Suriye'de yaşananlar Türkiye'nin göçmen ve mülteci politikasını etkiledi mi?

Suriyeliler konusunda olağan iltica prosedüründen ve göçmenlere uygulanan politikadan farklı, geçici koruma rejimi denen bir rejim uygulanıyor.

Türkiye burada, sınırlarımı kapatmayacağım, zorla geri göndermeyeceğim ve kitlesel bir göç olduğu için tek tek değerlendirmeye tabi tutmayacağım, diyordu.

Ama sayılar psikolojik sınırı da aştı. Kamplarda kalan 140 bin kişiden söz ediliyor. Kamplar dışında pasaportsuz gelip ikamet izni alabilen ya da hiç resmi makamlara bulaşmayan onbinlerce kişi olduğu söyleniyor. Kamplarda kalmayanlar için sıkıntılı bir durum var.

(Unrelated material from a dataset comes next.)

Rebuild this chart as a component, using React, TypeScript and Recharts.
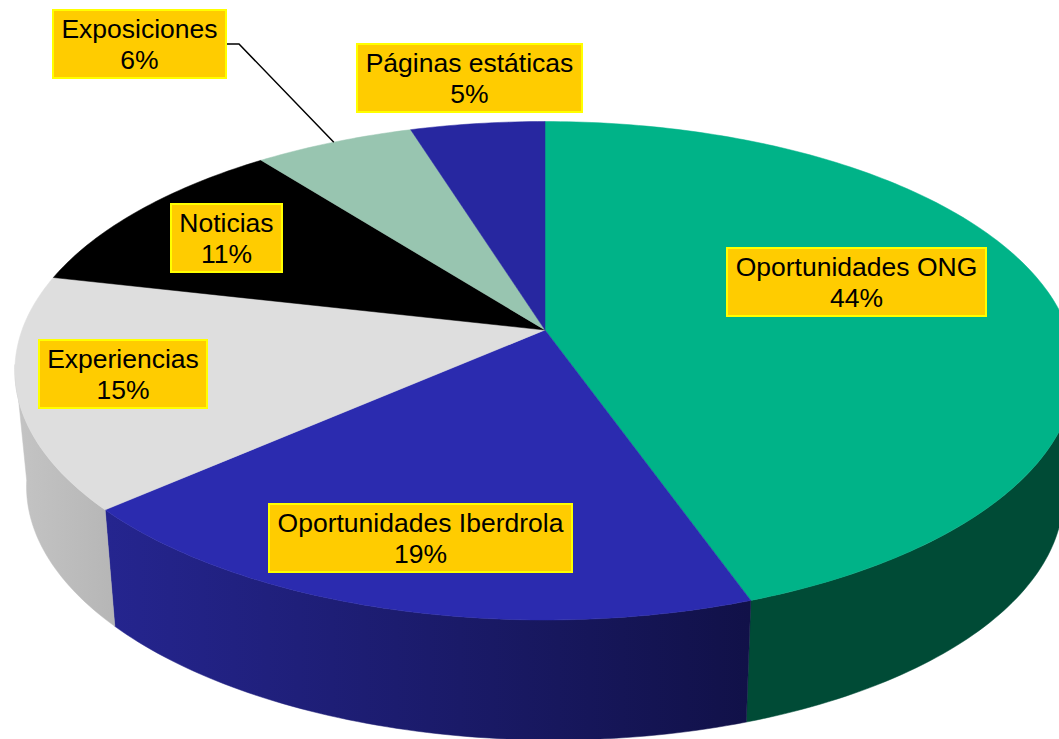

Ayrıca, Ege'de teknelerde yakalanan, kazalarda ölen, Yunanistan'daki adalarda yakalananların büyük kısmı Suriyeli.

Türkiye'nin koruma sağlaması önemli ama korumanın niteliğinin daha iyi olması, sivil toplumun kamplara girebilmesi lazım.

"Kaçak göçmenler"in durumu nedir?

Yetkililerin kaçak göçmen ya da yabancı dedikleri kişilere dair Türkiye'de 300 binden bir milyona kadar uzanan sayılar veriliyor; net rakamlar yok.

Senenin başında, turistik vizeyle gelinip 90 günden fazla kalınamamasıyla ilgili bir düzenleme yürürlüğe girdi.

O sırada Türkiye'deki düzensiz Ermeni göçmenleri, çalışanları sınırdışı etmek için uygulanacağı yorumları yapılmıştı. Biz ise doğru ve iyi niyetle uygulanırsa insanları kayıtdışı durumdan kurtarabileceğini düşünmüştük.

Düzenlemeyle vizesiz ya da vizesi bitmiş olanların ağustosa kadar başvurması için süre verildi, başvuranların tekrar vize almalarına imkan tanınmıştı ama Türkiye'de bulundukları süre için harç ödemeleri gerekiyordu. Bu da ciddi bir para anlamına geliyor bazı ülkelerin vatandaşları için. Bu nedenle belki, fazla başvuru olmadı.

Ama düzenleme kayıtdışılıktan kurtulmak için iyi bir fırsattı. Kaçak durumda olmak insan ticaretine varana kadar ciddi mağduriyetlerin yaşanmasına yol açıyor.

Problem nerede?

Yasal düzenlemeler yok. Yabancıların çalışma izni alması kolaylaştırıldı, ama harç ödemesi, işverenin sigortalaması gerekiyor.

Mevzuatın iyileştirilmesi ve işverenler arasında duyarlılığın arttırılması gerekiyor. İşveren bütün kolaylaştırılmalara rağmen sigortalı yapmıyorsa bunun adı sömürüdür.

İnsanlar hala uzun saatler, düşük ücretler karşılığında kayıtdışı çalışıyor. Herhangi bir kötü muamele olduğunda kayıtdışı olduğu için polise de başvuramıyor.

Türkiye'de göçmen algısı nasıl?

Eylül ayında yayımlanan göçmenliğe destek endeksine göre Türkiye'de halkın yüzde 61'i yabancı göçmen gelmesine sıcak bakmıyor.

Göçmenliğe olumlu bakanların oranı ise yüzde 15.